For the past 10 years, Jimenez has provided scholarships for books and other materials to high school students in Fillmore. Thus far, some 80 students have received stipends of $250 or more per semester.

Now the man whose inventions transformed the Mexican food industry has expanded his giving to benefit Fillmore students when they go on to college, and to offer similar support to students at Lincoln, his own alma mater on the east side of Los Angeles.

“The key to joining the mainstream is education,” said Jimenez, a Temple City resident since 1949. “The more educated people are, the better they can solve problems.”

The second of 12 children, Jimenez started working while he was a student at Sacred Heart School in Lincoln Heights, shining shoes after school and on weekends and picking grapes in the summer.

Elected student body president at Lincoln High School, he continued to work – on milk and newspaper routes in the morning and at a machine shop after school – before graduating with honors in 1933.

But he abandoned his plans of becoming a doctor when it became clear he needed to keep working so that his siblings could stay in school.

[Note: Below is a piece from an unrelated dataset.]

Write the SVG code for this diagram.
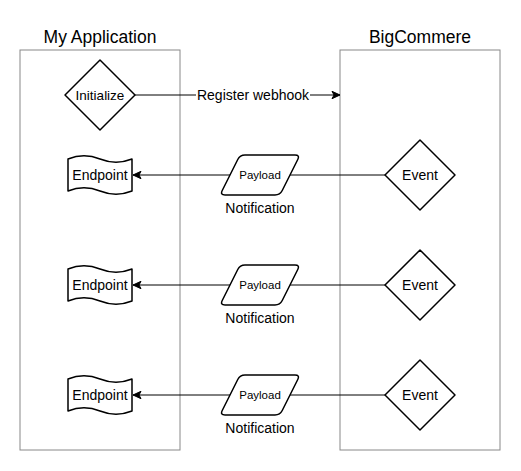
<svg xmlns="http://www.w3.org/2000/svg" width="521" height="471" viewBox="0 0 521 471">
<style>
  text { font-family: "Liberation Sans", Arial, sans-serif; fill: #000; text-anchor: middle; }
  .title { font-size: 17.5px; }
  .lbl { font-size: 14px; }
  .small { font-size: 11.5px; }
  .container { fill: #fff; stroke: #888; stroke-width: 1; }
  .shape { fill: #fff; stroke: #000; stroke-width: 1.5; stroke-linejoin: round; }
  .edge { fill: none; stroke: #000; stroke-width: 1; }
</style>
<defs>
  <marker id="arrow" viewBox="0 0 10 8" refX="9" refY="4" markerWidth="10" markerHeight="8" markerUnits="userSpaceOnUse" orient="auto">
    <path d="M9,4 L1,0.3 L3,4 L1,7.7 Z" fill="#000" stroke="#000" stroke-width="1"/>
  </marker>
  <path id="tape" d="M-32,-16 Q-16,-22.4 0,-16 Q16,-9.6 32,-16 L32,16 Q16,22.4 0,16 Q-16,9.6 -32,16 Z"/>
  <path id="para" d="M-15,-20 L35,-20 Q40,-20 37.76,-15.53 L22.24,15.53 Q20,20 15,20 L-35,20 Q-40,20 -37.76,15.53 L-22.24,-15.53 Q-20,-20 -15,-20 Z"/>
  <path id="diamond" d="M0,-35 L35,0 L0,35 L-35,0 Z"/>
</defs>
<rect width="521" height="471" fill="#fff"/>

<g id="my-application">
  <rect class="container" x="20" y="50" width="160" height="400"/>
  <text class="title" x="100" y="42.5">My Application</text>
</g>
<g id="bigcommere">
  <rect class="container" x="340" y="50" width="160" height="400"/>
  <text class="title" x="420" y="42.5">BigCommere</text>
</g>

<g id="connectors">
  <path class="edge" d="M135,95 L196,95 M310,95 L340,95" marker-end="url(#arrow)"/>
  <line class="edge" x1="385" y1="175" x2="290" y2="175"/>
  <line class="edge" x1="230" y1="175" x2="133" y2="175" marker-end="url(#arrow)"/>
  <line class="edge" x1="385" y1="285" x2="290" y2="285"/>
  <line class="edge" x1="230" y1="285" x2="133" y2="285" marker-end="url(#arrow)"/>
  <line class="edge" x1="385" y1="395" x2="290" y2="395"/>
  <line class="edge" x1="230" y1="395" x2="133" y2="395" marker-end="url(#arrow)"/>
  <text class="lbl" x="253" y="100">Register webhook</text>
</g>

<g id="initialize">
  <use href="#diamond" class="shape" x="100" y="95"/>
  <text x="100" y="99.8" style="font-size:13.5px">Initialize</text>
</g>

<g id="endpoint-1">
  <use href="#tape" class="shape" x="100" y="175"/>
  <text class="lbl" x="100" y="180">Endpoint</text>
</g>
<g id="payload-1">
  <use href="#para" class="shape" x="260" y="175"/>
  <text class="small" x="260" y="179">Payload</text>
  <text class="lbl" x="260" y="213">Notification</text>
</g>
<g id="event-1">
  <use href="#diamond" class="shape" x="420" y="175"/>
  <text class="lbl" x="420" y="180">Event</text>
</g>

<g id="endpoint-2">
  <use href="#tape" class="shape" x="100" y="285"/>
  <text class="lbl" x="100" y="290">Endpoint</text>
</g>
<g id="payload-2">
  <use href="#para" class="shape" x="260" y="285"/>
  <text class="small" x="260" y="289">Payload</text>
  <text class="lbl" x="260" y="323">Notification</text>
</g>
<g id="event-2">
  <use href="#diamond" class="shape" x="420" y="285"/>
  <text class="lbl" x="420" y="290">Event</text>
</g>

<g id="endpoint-3">
  <use href="#tape" class="shape" x="100" y="395"/>
  <text class="lbl" x="100" y="400">Endpoint</text>
</g>
<g id="payload-3">
  <use href="#para" class="shape" x="260" y="395"/>
  <text class="small" x="260" y="399">Payload</text>
  <text class="lbl" x="260" y="433">Notification</text>
</g>
<g id="event-3">
  <use href="#diamond" class="shape" x="420" y="395"/>
  <text class="lbl" x="420" y="400">Event</text>
</g>
</svg>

For the next 15 years, Jimenez worked at a variety of jobs, washing dishes, sanding floors, selling insurance, and working as a bookkeeper and machinist.

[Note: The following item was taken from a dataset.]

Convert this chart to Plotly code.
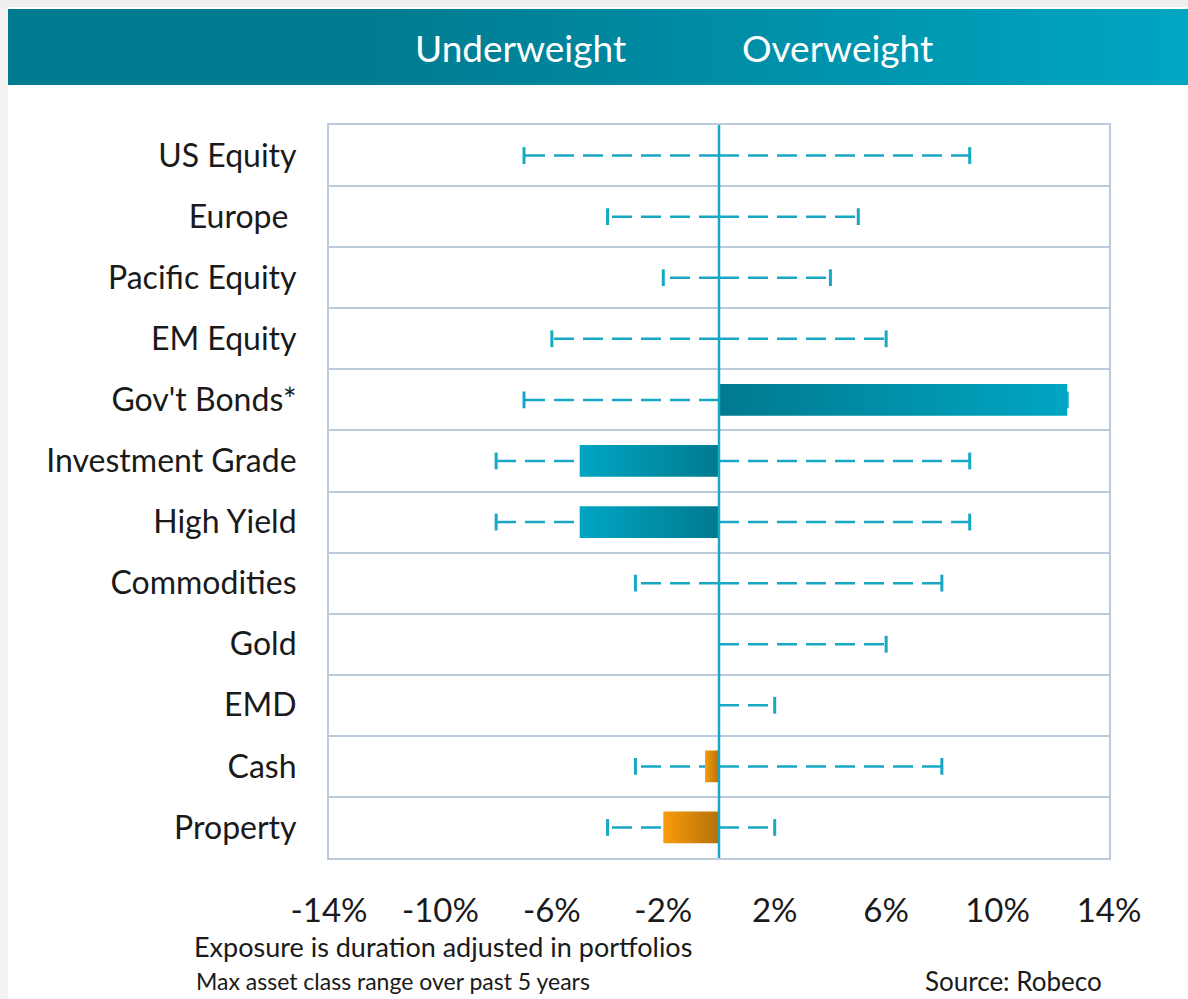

“Adversity can be a wonderful thing,” he said. “It forces you to think and to innovate.”

The $50-a-week position Jimenez took in 1948 as a salesman for J.C. Ford, a Los Angeles-based maker of corn grinders and tortilla ovens, began as just another in a series of jobs. But in his first year, the company’s sales soared, thanks in large part to Jimenez’s efforts.

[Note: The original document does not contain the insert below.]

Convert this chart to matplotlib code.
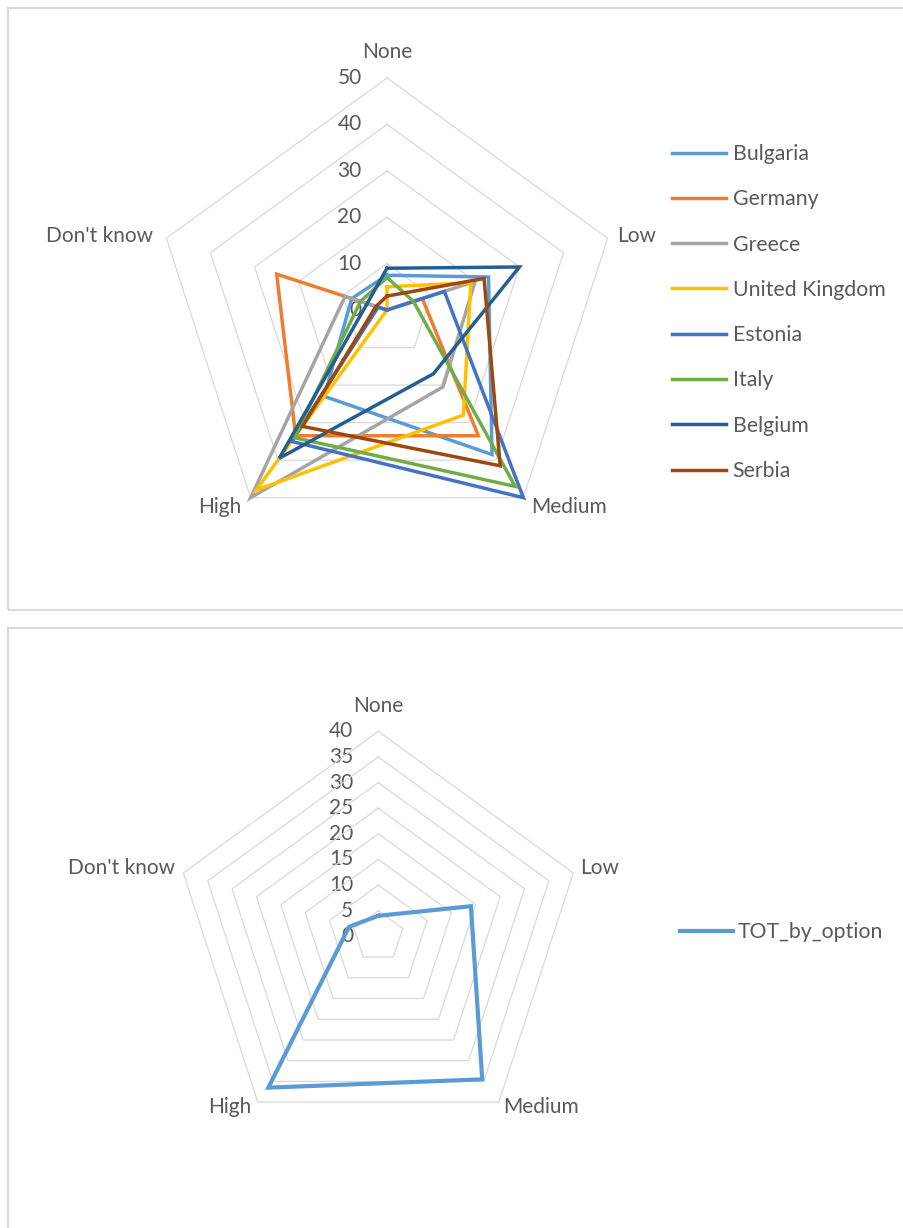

Jimenez not only boosted company sales but put his expertise as a machinist to work on Ford’s double tortilla oven, which was supposed to bake two rows of tortillas simultaneously but was so plagued with problems that the company was ready to drop it. He succeeded in perfecting it, rendering its predecessor, the single oven, obsolete.

His success at Ford made it possible for him to buy Pronto Products, makers of equipment for the Mexican food industry, and later to form Electra Food Machinery Inc. with a partner in 1963.

Electra introduced one innovation after another, each making the production of Mexican food faster and more cost-efficient. Jimenez and his crew developed an infrared burner system for tortilla ovens that baked dough from the top and bottom simultaneously, cutting cooking time in half.

The same system is now used by national fast-food chains to cook hamburgers, as well as a two-belt system developed by Electra for grilling patties and heating buns at the same time.

An astute businessman who retired after selling Electra in 1978, Jimenez believes that an investment in college students will earn huge returns. By helping just 20 students each year, he estimates that gifts like his will add billions to the economy.

“Ninety percent of the children of college-educated parents go through college themselves, leaving a legacy that is perpetual,” he said. “By using just the interest on an endowment, so much can be accomplished with almost nothing. That’s a lot of leverage. It’s mind-boggling.”